SET EXERCISE: Go through the material and write it all out exactly, minus the pictures.

DATA SECTION:
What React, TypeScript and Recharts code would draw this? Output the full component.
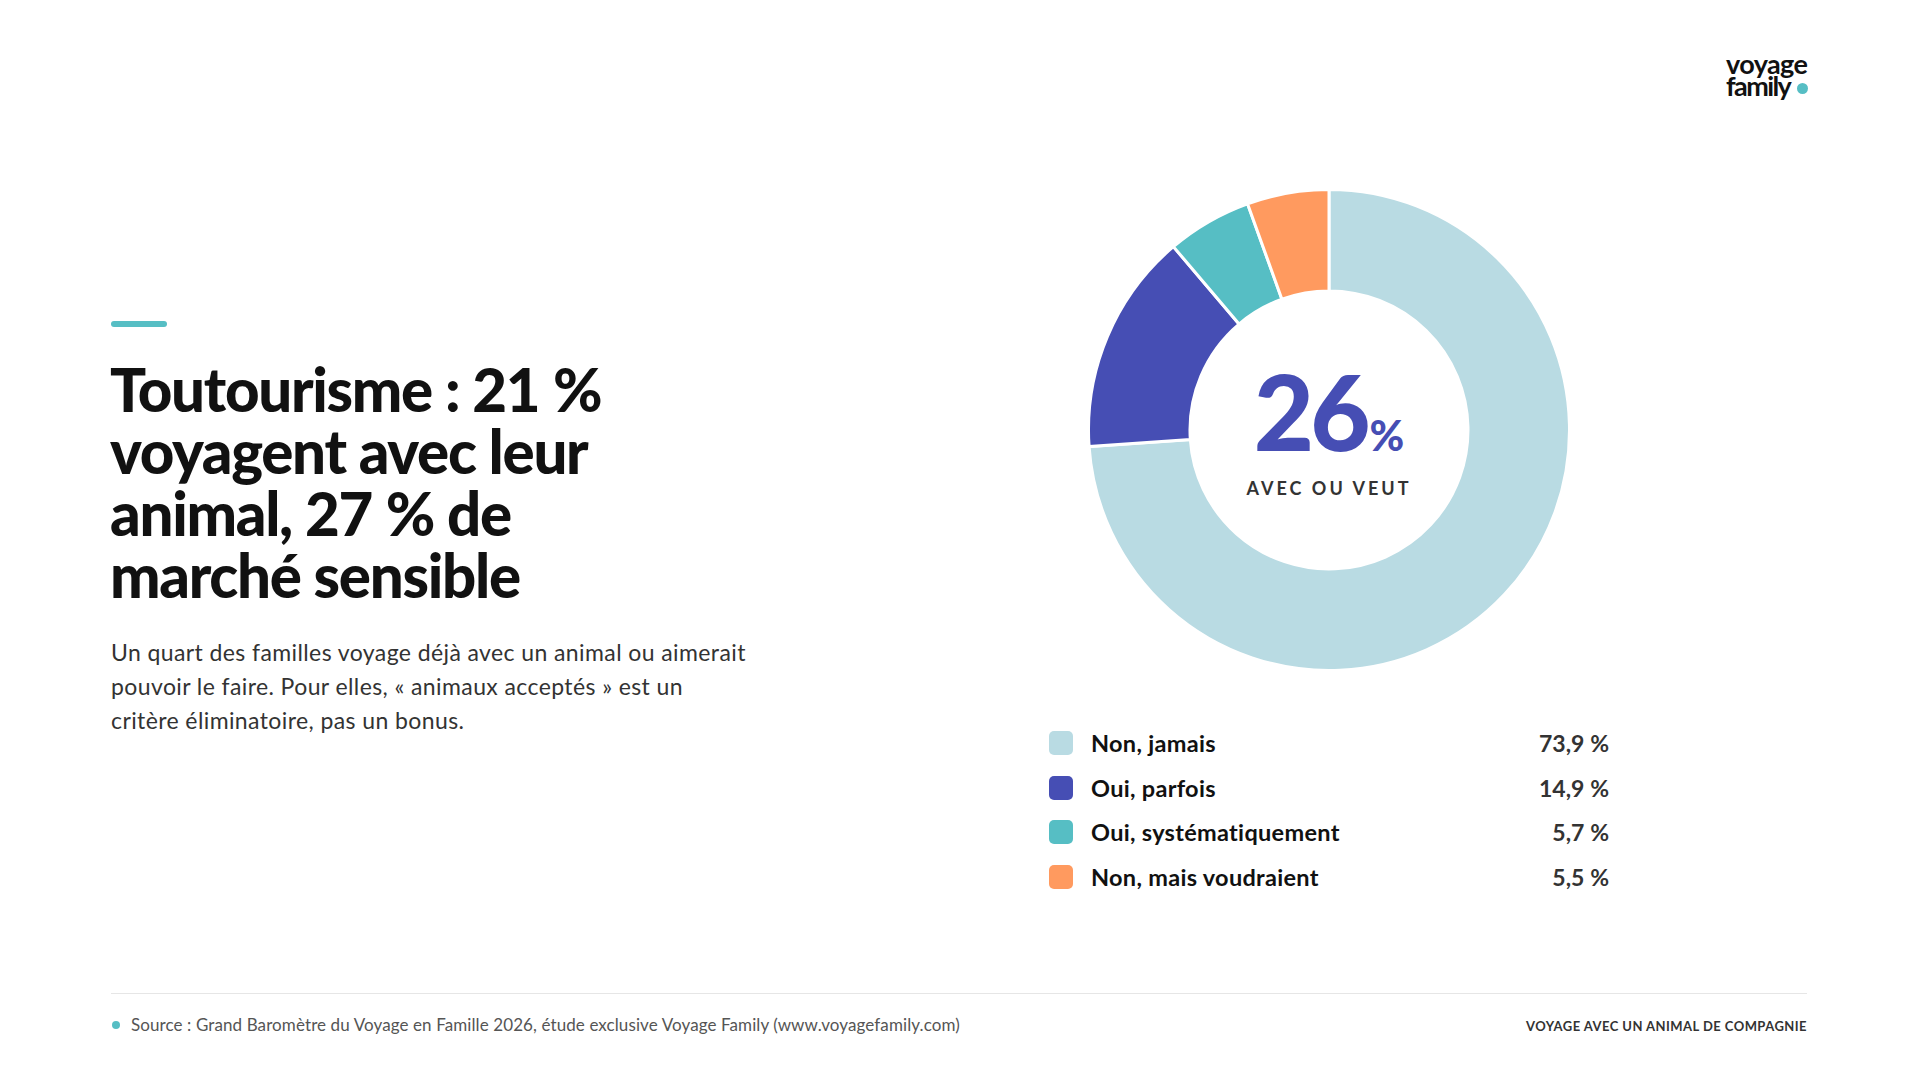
import React from "react";
import { PieChart, Pie, Cell } from "recharts";

const categories = ["Non, jamais", "Oui, parfois", "Oui, systématiquement", "Non, mais voudraient"];
const values = [73.9, 14.9, 5.7, 5.5];
const valueLabels = ["73,9\u202F%", "14,9\u202F%", "5,7\u202F%", "5,5\u202F%"];
const colors = ["#B9DBE3", "#464EB4", "#56BEC4", "#FF9A5F"];
const centerValue = "26";
const centerCaption = "AVEC OU VEUT";
const titleLines = ["Toutourisme\u00A0: 21\u202F%", "voyagent avec leur", "animal, 27\u202F% de", "marché sensible"];
const bodyLines = [
  "Un quart des familles voyage déjà avec un animal ou aimerait",
  "pouvoir le faire. Pour elles, « animaux acceptés » est un",
  "critère éliminatoire, pas un bonus.",
];
const sourceText = "Source : Grand Baromètre du Voyage en Famille 2026, étude exclusive Voyage Family (www.voyagefamily.com)";
const footerRight = "VOYAGE AVEC UN ANIMAL DE COMPAGNIE";

const data = categories.map((name, i) => ({ name, value: values[i] }));

const FONT = "Lato, 'Noto Sans', sans-serif";

export default function App() {
  return (
    <div
      style={{
        position: "absolute",
        left: 0,
        top: 0,
        width: 1920,
        height: 1080,
        background: "#fff",
        fontFamily: FONT,
        overflow: "hidden",
      }}
    >
      {/* Logo */}
      <div
        style={{
          position: "absolute",
          left: 1726,
          top: 53,
          fontSize: 27,
          fontWeight: 700,
          lineHeight: "22px",
          color: "#111",
          letterSpacing: -0.6,
        }}
      >
        <div>voyage</div>
        <div style={{ letterSpacing: -1.6 }}>family</div>
      </div>
      <div
        style={{
          position: "absolute",
          left: 1797,
          top: 83,
          width: 11,
          height: 11,
          borderRadius: 6,
          background: "#56BEC4",
        }}
      />

      {/* Accent bar */}
      <div
        style={{
          position: "absolute",
          left: 111,
          top: 321,
          width: 56,
          height: 6,
          borderRadius: 3,
          background: "#56BEC4",
        }}
      />

      {/* Title */}
      <div
        style={{
          position: "absolute",
          left: 110,
          top: 358,
          fontSize: 60,
          fontWeight: 900,
          lineHeight: "62px",
          color: "#111",
          letterSpacing: -1.3,
          whiteSpace: "nowrap",
        }}
      >
        {titleLines.map((l, i) => (
          <div key={i}>{l}</div>
        ))}
      </div>

      {/* Body */}
      <div
        style={{
          position: "absolute",
          left: 111,
          top: 635,
          fontSize: 23,
          fontWeight: 400,
          lineHeight: "34px",
          letterSpacing: 0.4,
          color: "#333",
          whiteSpace: "nowrap",
        }}
      >
        {bodyLines.map((l, i) => (
          <div key={i}>{l}</div>
        ))}
      </div>

      {/* Donut */}
      <div style={{ position: "absolute", left: 1024, top: 125 }}>
        <PieChart width={600} height={600}>
          <Pie
            data={data}
            dataKey="value"
            nameKey="name"
            cx={300}
            cy={300}
            innerRadius={139}
            outerRadius={240.5}
            startAngle={90}
            endAngle={-270}
            stroke="#fff"
            strokeWidth={3}
            isAnimationActive={false}
          >
            {data.map((d, i) => (
              <Cell key={d.name} fill={colors[i]} />
            ))}
          </Pie>
        </PieChart>
      </div>

      {/* Center label */}
      <div
        style={{
          position: "absolute",
          left: 1129,
          top: 359,
          width: 400,
          textAlign: "center",
          color: "#464EB4",
          fontWeight: 900,
          lineHeight: 1,
        }}
      >
        <span style={{ fontSize: 104, letterSpacing: -4 }}>{centerValue}</span>
        <span style={{ fontSize: 42, marginLeft: 3 }}>%</span>
      </div>
      <div
        style={{
          position: "absolute",
          left: 1129,
          top: 477,
          width: 400,
          textAlign: "center",
          color: "#333",
          fontWeight: 700,
          fontSize: 18,
          letterSpacing: 3,
          lineHeight: "22px",
        }}
      >
        {centerCaption}
      </div>

      {/* Legend */}
      {categories.map((c, i) => (
        <div
          key={c}
          style={{
            position: "absolute",
            left: 1049,
            top: 743 + i * 44.6 - 16,
            width: 560,
            height: 32,
            display: "flex",
            alignItems: "center",
          }}
        >
          <div
            style={{
              width: 24,
              height: 24,
              borderRadius: 5,
              background: colors[i],
              flex: "0 0 auto",
            }}
          />
          <div
            style={{
              marginLeft: 18,
              fontSize: 23.5,
              fontWeight: 700,
              letterSpacing: 0.3,
              color: "#111",
              flex: 1,
            }}
          >
            {c}
          </div>
          <div style={{ fontSize: 23, fontWeight: 700, color: "#333" }}>{valueLabels[i]}</div>
        </div>
      ))}

      {/* Footer */}
      <div
        style={{
          position: "absolute",
          left: 111,
          top: 993,
          width: 1696,
          height: 1,
          background: "#e6e6e6",
        }}
      />
      <div
        style={{
          position: "absolute",
          left: 112,
          top: 1021,
          width: 8,
          height: 8,
          borderRadius: 4,
          background: "#56BEC4",
        }}
      />
      <div
        style={{
          position: "absolute",
          left: 131,
          top: 1014,
          fontSize: 17,
          letterSpacing: 0.1,
          color: "#555",
          lineHeight: "22px",
          whiteSpace: "nowrap",
        }}
      >
        {sourceText}
      </div>
      <div
        style={{
          position: "absolute",
          right: 113,
          top: 1016,
          fontSize: 13,
          fontWeight: 700,
          color: "#333",
          lineHeight: "20px",
          letterSpacing: 0.45,
          whiteSpace: "nowrap",
        }}
      >
        {footerRight}
      </div>
    </div>
  );
}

ANSWER TO THE PROBLEM:
What React, TypeScript and Recharts code would draw this? Output the full component.
import React from "react";
import { PieChart, Pie, Cell } from "recharts";

const categories = ["Non, jamais", "Oui, parfois", "Oui, systématiquement", "Non, mais voudraient"];
const values = [73.9, 14.9, 5.7, 5.5];
const valueLabels = ["73,9\u202F%", "14,9\u202F%", "5,7\u202F%", "5,5\u202F%"];
const colors = ["#B9DBE3", "#464EB4", "#56BEC4", "#FF9A5F"];
const centerValue = "26";
const centerCaption = "AVEC OU VEUT";
const titleLines = ["Toutourisme\u00A0: 21\u202F%", "voyagent avec leur", "animal, 27\u202F% de", "marché sensible"];
const bodyLines = [
  "Un quart des familles voyage déjà avec un animal ou aimerait",
  "pouvoir le faire. Pour elles, « animaux acceptés » est un",
  "critère éliminatoire, pas un bonus.",
];
const sourceText = "Source : Grand Baromètre du Voyage en Famille 2026, étude exclusive Voyage Family (www.voyagefamily.com)";
const footerRight = "VOYAGE AVEC UN ANIMAL DE COMPAGNIE";

const data = categories.map((name, i) => ({ name, value: values[i] }));

const FONT = "Lato, 'Noto Sans', sans-serif";

export default function App() {
  return (
    <div
      style={{
        position: "absolute",
        left: 0,
        top: 0,
        width: 1920,
        height: 1080,
        background: "#fff",
        fontFamily: FONT,
        overflow: "hidden",
      }}
    >
      {/* Logo */}
      <div
        style={{
          position: "absolute",
          left: 1726,
          top: 53,
          fontSize: 27,
          fontWeight: 700,
          lineHeight: "22px",
          color: "#111",
          letterSpacing: -0.6,
        }}
      >
        <div>voyage</div>
        <div style={{ letterSpacing: -1.6 }}>family</div>
      </div>
      <div
        style={{
          position: "absolute",
          left: 1797,
          top: 83,
          width: 11,
          height: 11,
          borderRadius: 6,
          background: "#56BEC4",
        }}
      />

      {/* Accent bar */}
      <div
        style={{
          position: "absolute",
          left: 111,
          top: 321,
          width: 56,
          height: 6,
          borderRadius: 3,
          background: "#56BEC4",
        }}
      />

      {/* Title */}
      <div
        style={{
          position: "absolute",
          left: 110,
          top: 358,
          fontSize: 60,
          fontWeight: 900,
          lineHeight: "62px",
          color: "#111",
          letterSpacing: -1.3,
          whiteSpace: "nowrap",
        }}
      >
        {titleLines.map((l, i) => (
          <div key={i}>{l}</div>
        ))}
      </div>

      {/* Body */}
      <div
        style={{
          position: "absolute",
          left: 111,
          top: 635,
          fontSize: 23,
          fontWeight: 400,
          lineHeight: "34px",
          letterSpacing: 0.4,
          color: "#333",
          whiteSpace: "nowrap",
        }}
      >
        {bodyLines.map((l, i) => (
          <div key={i}>{l}</div>
        ))}
      </div>

      {/* Donut */}
      <div style={{ position: "absolute", left: 1024, top: 125 }}>
        <PieChart width={600} height={600}>
          <Pie
            data={data}
            dataKey="value"
            nameKey="name"
            cx={300}
            cy={300}
            innerRadius={139}
            outerRadius={240.5}
            startAngle={90}
            endAngle={-270}
            stroke="#fff"
            strokeWidth={3}
            isAnimationActive={false}
          >
            {data.map((d, i) => (
              <Cell key={d.name} fill={colors[i]} />
            ))}
          </Pie>
        </PieChart>
      </div>

      {/* Center label */}
      <div
        style={{
          position: "absolute",
          left: 1129,
          top: 359,
          width: 400,
          textAlign: "center",
          color: "#464EB4",
          fontWeight: 900,
          lineHeight: 1,
        }}
      >
        <span style={{ fontSize: 104, letterSpacing: -4 }}>{centerValue}</span>
        <span style={{ fontSize: 42, marginLeft: 3 }}>%</span>
      </div>
      <div
        style={{
          position: "absolute",
          left: 1129,
          top: 477,
          width: 400,
          textAlign: "center",
          color: "#333",
          fontWeight: 700,
          fontSize: 18,
          letterSpacing: 3,
          lineHeight: "22px",
        }}
      >
        {centerCaption}
      </div>

      {/* Legend */}
      {categories.map((c, i) => (
        <div
          key={c}
          style={{
            position: "absolute",
            left: 1049,
            top: 743 + i * 44.6 - 16,
            width: 560,
            height: 32,
            display: "flex",
            alignItems: "center",
          }}
        >
          <div
            style={{
              width: 24,
              height: 24,
              borderRadius: 5,
              background: colors[i],
              flex: "0 0 auto",
            }}
          />
          <div
            style={{
              marginLeft: 18,
              fontSize: 23.5,
              fontWeight: 700,
              letterSpacing: 0.3,
              color: "#111",
              flex: 1,
            }}
          >
            {c}
          </div>
          <div style={{ fontSize: 23, fontWeight: 700, color: "#333" }}>{valueLabels[i]}</div>
        </div>
      ))}

      {/* Footer */}
      <div
        style={{
          position: "absolute",
          left: 111,
          top: 993,
          width: 1696,
          height: 1,
          background: "#e6e6e6",
        }}
      />
      <div
        style={{
          position: "absolute",
          left: 112,
          top: 1021,
          width: 8,
          height: 8,
          borderRadius: 4,
          background: "#56BEC4",
        }}
      />
      <div
        style={{
          position: "absolute",
          left: 131,
          top: 1014,
          fontSize: 17,
          letterSpacing: 0.1,
          color: "#555",
          lineHeight: "22px",
          whiteSpace: "nowrap",
        }}
      >
        {sourceText}
      </div>
      <div
        style={{
          position: "absolute",
          right: 113,
          top: 1016,
          fontSize: 13,
          fontWeight: 700,
          color: "#333",
          lineHeight: "20px",
          letterSpacing: 0.45,
          whiteSpace: "nowrap",
        }}
      >
        {footerRight}
      </div>
    </div>
  );
}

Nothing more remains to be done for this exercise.